I find the ‘government surveillance is necessary for security’ argument tricky, too.

  • By definition, there is an absence of transparent information about how useful intelligence-gathering actually is – not to mention a vested interest in making it seem as effective as possible e.g. claiming that potential attacks have been ‘foiled’.
  • Even on a common sense basis, there must be a lot of caveats to the belief that access to more information gives better intelligence results. For starters, volume is useless unless you have the tools to do something effective with it, which brings us straight back to a lack of evidence one way or the other.
  • There clearly are instances of intelligence services getting things wrong – including in democratic, reasonably benevolent states. How many mistakes are we willing to live with as ‘for the greater good’? This is both a specific, practical / cultural question about our current circumstances; and a more philosophical one. The death penalty is a bit similar – I am against it for a bucket of reasons, some thought-through and some instinctive: because I don’t consider the loss of innocent life worth it; because I consider the ‘job’ of executioner dehumanising; and because I believe in rehabilitation in all but the most extreme cases. When it comes to surveillance, it seems to me there is a philosophical problem about intention vs action – they are not the same, the first is not a crime, and we’ve all had thoughts that we wouldn’t want to be judged for. ‘Evidence’ about my intentions when I haven’t yet done anything might have legitimate uses –  e.g. to increase security at an event in response to threat or risk – but if it’s used in any way to target me personally, before I have turned thought into illegal action, that seems to me to be crossing a line in terms of democracy and what is acceptable as ‘collateral damage’ to our civil liberties. The ideal might be that the security services identify someone as a threat, monitor them to gather evidence, then arrest them at the point of action, just in time to prevent an atrocity – but the likelihood of this all coming together, even for the best security services on Earth, seems small.
  • Christian Payne (Documentally) responded to the ‘government protect us’ point during the panel discussion by saying that the questioner was asking him to live in a prison in order to be safe. I’d go a step further and characterise it as  living in a prison to be free (from terrorism, fear etc) – i.e. categorically flawed.  Are we prepared and democratically able to decide to trade aspects of our privacy for other goods? Yes. Very few of us would argue that there should be no intelligence-gathering or security services at all. But does that mean we should accept almost any level of encroachment in the name of security? No. Governments that have intelligence, even broadly benevolent ones, will want to use it, and we might not like how they do.
  • There will always be individuals who can contrive something nastier or sneekier or both than the system can prevent (and really, we might on some level be glad of this – that the human element remains more powerful than the things we have created). It’s a bit like tax – you can’t just endlessly increase the law in the hope that you will find and close every loophole, someone will always be a step ahead – and you can’t just endlessly erode civil liberties in the hope that everything nasty will go away and we can all live happily ever after.
  •  A final more personal / cultural point – I spent a lot of time in London when IRA bomb scares (and sometimes actual bombs) were more or less a regular occurrence. The attitude of most people then was ‘Oh bother that station’s shut again I’ll have to take a different route home’, not ‘let’s give the government unlimited power to make war on terror’. Granted, the level of potential damage was lower, but I think we were freer, and therefore more successful in combating the extremism that feeds terrorism, when we took that attitude.

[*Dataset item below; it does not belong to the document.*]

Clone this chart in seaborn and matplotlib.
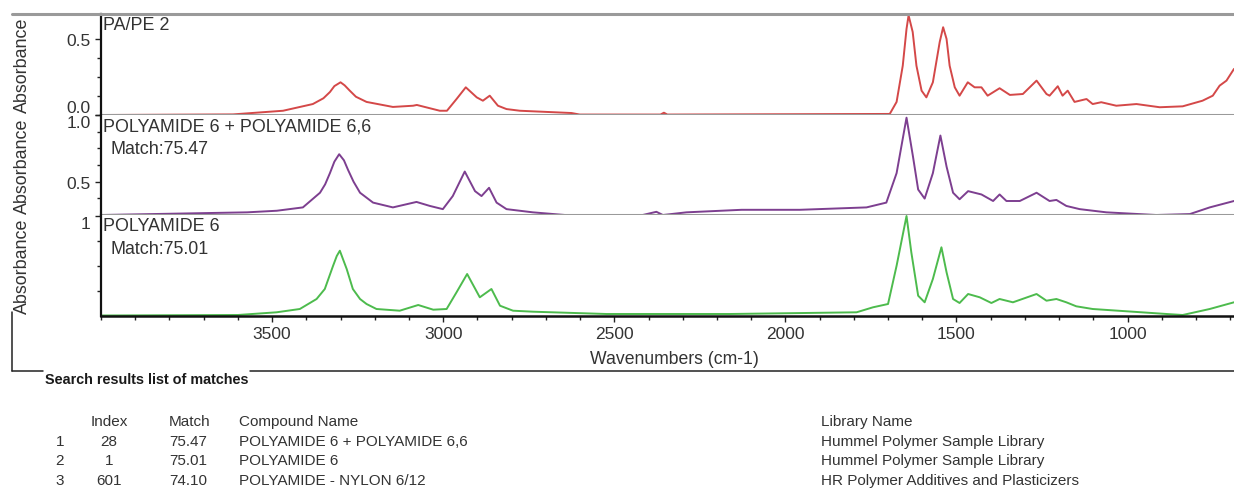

So, this has all taken rather longer than even I expected. I hope I’ve demonstrated some flaws in two arguments for invasion of privacy.

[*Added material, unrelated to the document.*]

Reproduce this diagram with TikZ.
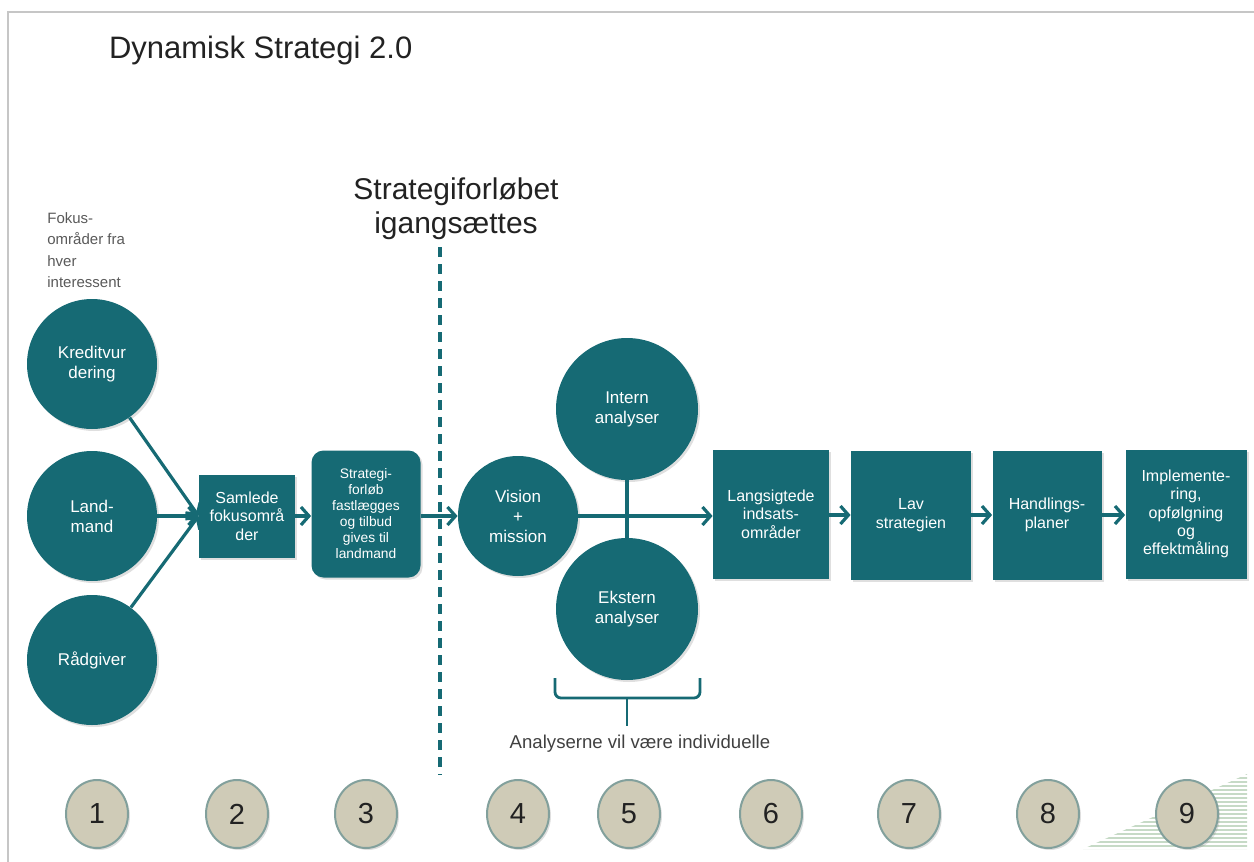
\documentclass[tikz,border=0pt]{standalone}
\usepackage{fontspec}
\setmainfont{Liberation Sans}
\usetikzlibrary{arrows.meta,shadows,shapes.geometric}
\definecolor{teal}{HTML}{166A74}
\definecolor{beige}{HTML}{CFCBB7}
\definecolor{ringc}{HTML}{82A09C}
\definecolor{titlec}{HTML}{222222}
\definecolor{stripec}{HTML}{C6DAC6}
\tikzset{
  shade/.style={drop shadow={opacity=0.25,shadow xshift=1pt,shadow yshift=-1pt}},
  bigcirc/.style={circle,fill=teal,text=white,align=center,inner sep=0pt,
    font=\fontsize{8.5}{10}\selectfont},
  sqbox/.style={rectangle,fill=teal,text=white,align=center,inner sep=1pt,shade,
    font=\fontsize{8}{9.2}\selectfont},
  numc/.style={ellipse,fill=beige,draw=ringc,line width=1pt,minimum width=31pt,
    minimum height=34pt,inner sep=0pt,font=\fontsize{14.5}{16}\selectfont,text=titlec},
  arr/.style={draw=teal,line width=1.6pt,-{Straight Barb[length=4pt,width=9pt,line width=1.6pt]}},
  conn/.style={draw=teal,line width=1.6pt},
}
\begin{document}
\begin{tikzpicture}[x=0.5pt,y=-0.5pt]
\useasboundingbox (0,0) rectangle (1254,862);
% frame
\draw[gray!45,line width=1pt] (8,862) -- (8,12) -- (1254,12);
% title
\node[anchor=west,text=titlec,font=\fontsize{15.5}{18}\selectfont] (title) at (102,50) {Dynamisk Strategi 2.0};
\node[align=center,text=titlec,font=\fontsize{15}{17}\selectfont] (start) at (456,209) {Strategiforløbet\\igangsættes};
\node[anchor=north west,align=left,text=black!65,font=\fontsize{7.5}{10.75}\selectfont,inner sep=0pt] (fokus) at (47,212) {Fokus-\\områder fra\\hver\\interessent};
% dashed line
\coordinate (dtop) at (440,247);
\coordinate (dbot) at (440,775);
\draw[teal,line width=2pt,dash pattern=on 5pt off 3.5pt] (dtop) -- (dbot);
% left circles
\node[bigcirc,minimum size=65pt,shade] (kred) at (92,364) {Kreditvur\\dering};
\node[bigcirc,minimum size=65pt,shade] (land) at (92,516) {Land-\\mand};
\node[bigcirc,minimum size=65pt,shade] (raad) at (92,660) {Rådgiver};
% boxes
\node[sqbox,minimum width=48pt,minimum height=41.5pt] (sam) at (247,516) {Samlede\\fokusområ\\der};
\node[sqbox,rounded corners=6pt,minimum width=54.5pt,minimum height=63.5pt,
  font=\fontsize{6.9}{8}\selectfont] (strat) at (366,514) {Strategi-\\forløb\\fastlægges\\og tilbud\\gives til\\landmand};
\node[bigcirc,minimum size=60pt,shade] (vis) at (518,516) {Vision\\+\\mission};
\node[bigcirc,minimum size=71pt,shade] (intern) at (627,409) {Intern\\analyser};
\node[bigcirc,minimum size=71pt,shade] (ekst) at (627,609) {Ekstern\\analyser};
\node[sqbox,minimum width=58pt,minimum height=64.5pt] (lang) at (771,514) {Langsigtede\\indsats-\\områder};
\node[sqbox,minimum width=60pt,minimum height=64.5pt] (lav) at (911,515) {Lav\\strategien};
\node[sqbox,minimum width=54.5pt,minimum height=64.5pt] (handl) at (1047,515) {Handlings-\\planer};
\node[sqbox,minimum width=60.5pt,minimum height=64.5pt] (impl) at (1186,514) {Implemente-\\ring,\\opfølgning\\og\\effektmåling};
% connectors
\draw[arr] (kred) -- (sam.west);
\draw[arr] (land) -- (sam.west);
\draw[arr] (raad) -- (sam.west);
\draw[arr] (sam.east) -- (strat.west |- sam.east);
\draw[arr] (strat.east |- vis.west) -- (vis.west);
\draw[conn] (intern.south) -- (ekst.north);
\draw[arr] (vis.east) -- (lang.west |- vis.east);
\draw[arr] (lang.east |- lav.west) -- (lav.west);
\draw[arr] (lav.east) -- (handl.west);
\draw[arr] (handl.east) -- (impl.west |- handl.east);
% brace
\coordinate (bl) at (555,678);
\coordinate (br) at (700,678);
\coordinate (bm) at (627,698);
\coordinate (bt) at (627,726);
\draw[conn,line width=1.4pt,rounded corners=3pt] (bl) -- (bl |- bm) -- (br |- bm) -- (br);
\draw[conn,line width=1.4pt] (bm) -- (bt);
\node[text=black!75,font=\fontsize{9.3}{11}\selectfont] (anal) at (640,744) {Analyserne vil være individuelle};
% striped triangle
\begin{scope}
\clip (1083,849) -- (1247,774) -- (1247,849) -- cycle;
\foreach \yy in {774,778,...,850} \draw[stripec,line width=1.4pt] (1080,\yy) -- (1250,\yy);
\end{scope}
% numbers
\node[numc,shade] (n1) at (97,814) {1};
\node[numc,shade] (n2) at (237,814) {2};
\node[numc,shade] (n3) at (366,814) {3};
\node[numc,shade] (n4) at (518,814) {4};
\node[numc,shade] (n5) at (629,814) {5};
\node[numc,shade] (n6) at (771,814) {6};
\node[numc,shade] (n7) at (909,814) {7};
\node[numc,shade] (n8) at (1048,814) {8};
\node[numc,shade] (n9) at (1187,814) {9};
\end{tikzpicture}
\end{document}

And yet I do still use gmail, and other companies, service and apps that monetise my data. Previously, I would have said that’s because they provide great things that I want to use – and that’s still true – but I might not choose them if I had any real alternatives.

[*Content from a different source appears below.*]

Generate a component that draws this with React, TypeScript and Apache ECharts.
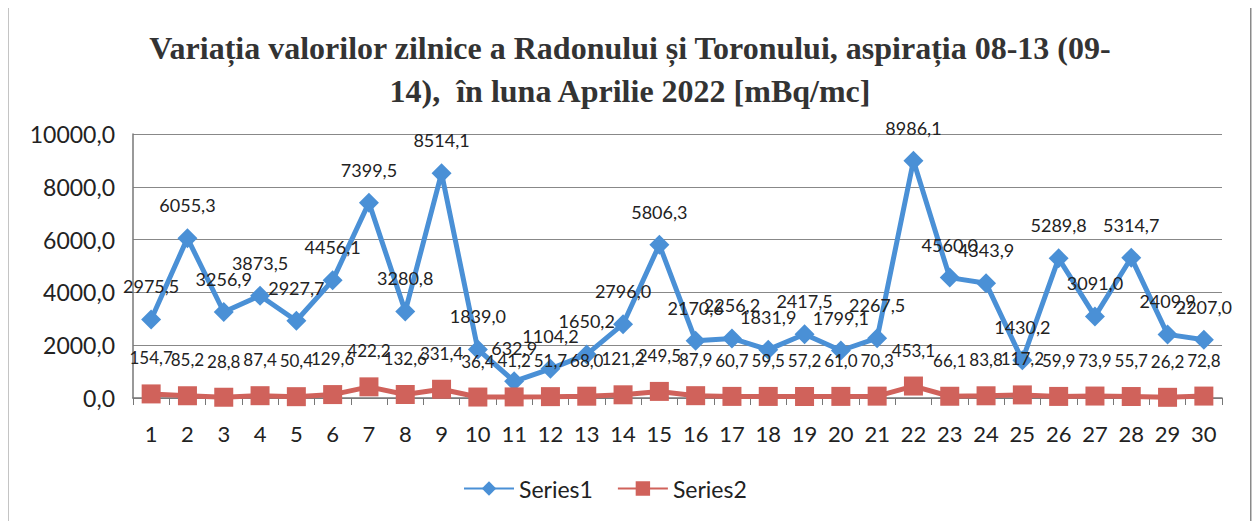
import React, { useEffect, useRef } from "react";
import * as echarts from "echarts";

const days = ["1","2","3","4","5","6","7","8","9","10","11","12","13","14","15","16","17","18","19","20","21","22","23","24","25","26","27","28","29","30"];
const series1 = [2975.5, 6055.3, 3256.9, 3873.5, 2927.7, 4456.1, 7399.5, 3280.8, 8514.1, 1839.0, 632.9, 1104.2, 1650.2, 2796.0, 5806.3, 2170.6, 2256.2, 1831.9, 2417.5, 1799.1, 2267.5, 8986.1, 4560.0, 4343.9, 1430.2, 5289.8, 3091.0, 5314.7, 2409.9, 2207.0];
const series2 = [154.7, 85.2, 28.8, 87.4, 50.4, 129.6, 422.2, 132.6, 331.4, 36.4, 41.2, 51.7, 68.0, 121.2, 249.5, 87.9, 60.7, 59.5, 57.2, 61.0, 70.3, 453.1, 66.1, 83.8, 117.2, 59.9, 73.9, 55.7, 26.2, 72.8];
const titleText = "Variația valorilor zilnice a Radonului și Toronului, aspirația 08-13 (09-\n14),  în luna Aprilie 2022 [mBq/mc]";

const fmt = (v: number) => v.toFixed(1).replace(".", ",");
const FONT = "Lato";

export default function App() {
  const ref = useRef<HTMLDivElement>(null);
  useEffect(() => {
    const chart = echarts.init(ref.current!, null, { renderer: "svg" });
    chart.setOption({
      animation: false,
      backgroundColor: "#ffffff",
      title: {
        text: titleText,
        left: "center",
        top: 21,
        textStyle: {
          fontFamily: "Liberation Serif",
          fontWeight: "bold",
          fontSize: 32,
          lineHeight: 43,
          color: "#333333",
        },
      },
      grid: { left: 133, right: 38, top: 134, bottom: 131 },
      legend: {
        bottom: 24,
        left: 458,
        itemWidth: 50,
        itemHeight: 18,
        itemGap: 24,
        textStyle: { fontFamily: FONT, fontSize: 23, color: "#222" },
        data: ["Series1", "Series2"],
      },
      xAxis: {
        type: "category",
        data: days,
        boundaryGap: true,
        axisLine: { lineStyle: { color: "#777", width: 1.5 } },
        axisTick: { show: true, inside: false, length: 7, lineStyle: { color: "#777" } },
        axisLabel: { fontFamily: FONT, fontSize: 22, color: "#222", margin: 24 },
      },
      yAxis: {
        type: "value",
        min: 0,
        max: 10000,
        interval: 2000,
        axisLine: { show: true, lineStyle: { color: "#777", width: 1.5 } },
        axisTick: { show: false },
        splitLine: { lineStyle: { color: "#888", width: 1.2 } },
        axisLabel: { fontFamily: FONT, fontSize: 23, color: "#222", margin: 18, formatter: (v: number) => fmt(v) },
      },
      series: [
        {
          name: "Series1",
          type: "line",
          data: series1,
          symbol: "diamond",
          symbolSize: 20,
          lineStyle: { color: "#4a90d6", width: 5 },
          itemStyle: { color: "#4a90d6" },
          label: {
            show: true,
            position: "top",
            distance: 14,
            fontFamily: FONT,
            fontSize: 18,
            color: "#222",
            formatter: (p: any) => fmt(p.value),
          },
        },
        {
          name: "Series2",
          type: "line",
          data: series2,
          symbol: "rect",
          symbolSize: 19,
          lineStyle: { color: "#d0625b", width: 5 },
          itemStyle: { color: "#d0625b" },
          label: {
            show: true,
            position: "top",
            distance: 18,
            fontFamily: FONT,
            fontSize: 17,
            color: "#222",
            formatter: (p: any) => fmt(p.value),
          },
        },
      ],
      graphic: [
        {
          type: "rect",
          left: 7,
          top: 5,
          shape: { x: 0, y: 0, width: 1243, height: 530 },
          style: { fill: "rgba(0,0,0,0)", stroke: "#8a8a8a", lineWidth: 1.5 },
          silent: true,
        },
      ],
    });
    return () => chart.dispose();
  }, []);
  return <div ref={ref} style={{ width: 1260, height: 529, margin: -8 }} />;
}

I think the critical things are that

  1. I am using certain services consciously, in the knowledge that I am ‘paying’ in data, and with a willingness to debate whether this is desirable;
  2. I am doing this in the context of a wider debate about the points above and what trade-offs we are comfortable with; and
  3. I have real options.

For me personally, the first point is reality – although for many people it still isn’t, and the conference recommendation to watch Terms & Conditions is one I would repeat.

The second point is reality in certain circles, but doesn’t seem to go wide enough. And by definition, things like terms and conditions are not very transparent for most people, stifling a debate which might otherwise happen.

The third point doesn’t seem to be reality unless you have a level of technical capability (and patience with design flaws / difficulties) way above average – I’m not there. So I’ll be looking out for what Aral is doing next; reading up on Pretty Good Privacy; and generally keeping my eyes and mind open.

Thanks again to Thinking Digital, and thanks for reading. More on the rest of the conference and on other things soon!

Addendum – This is a really excellent – if scary – blog by Quinn Norton about why everything is broken… ‘Let me make something clear, because even some geeks don’t get this: it doesn’t matter how good your encryption is if your attacker can just read your data off the screen with you, and I promise they can’.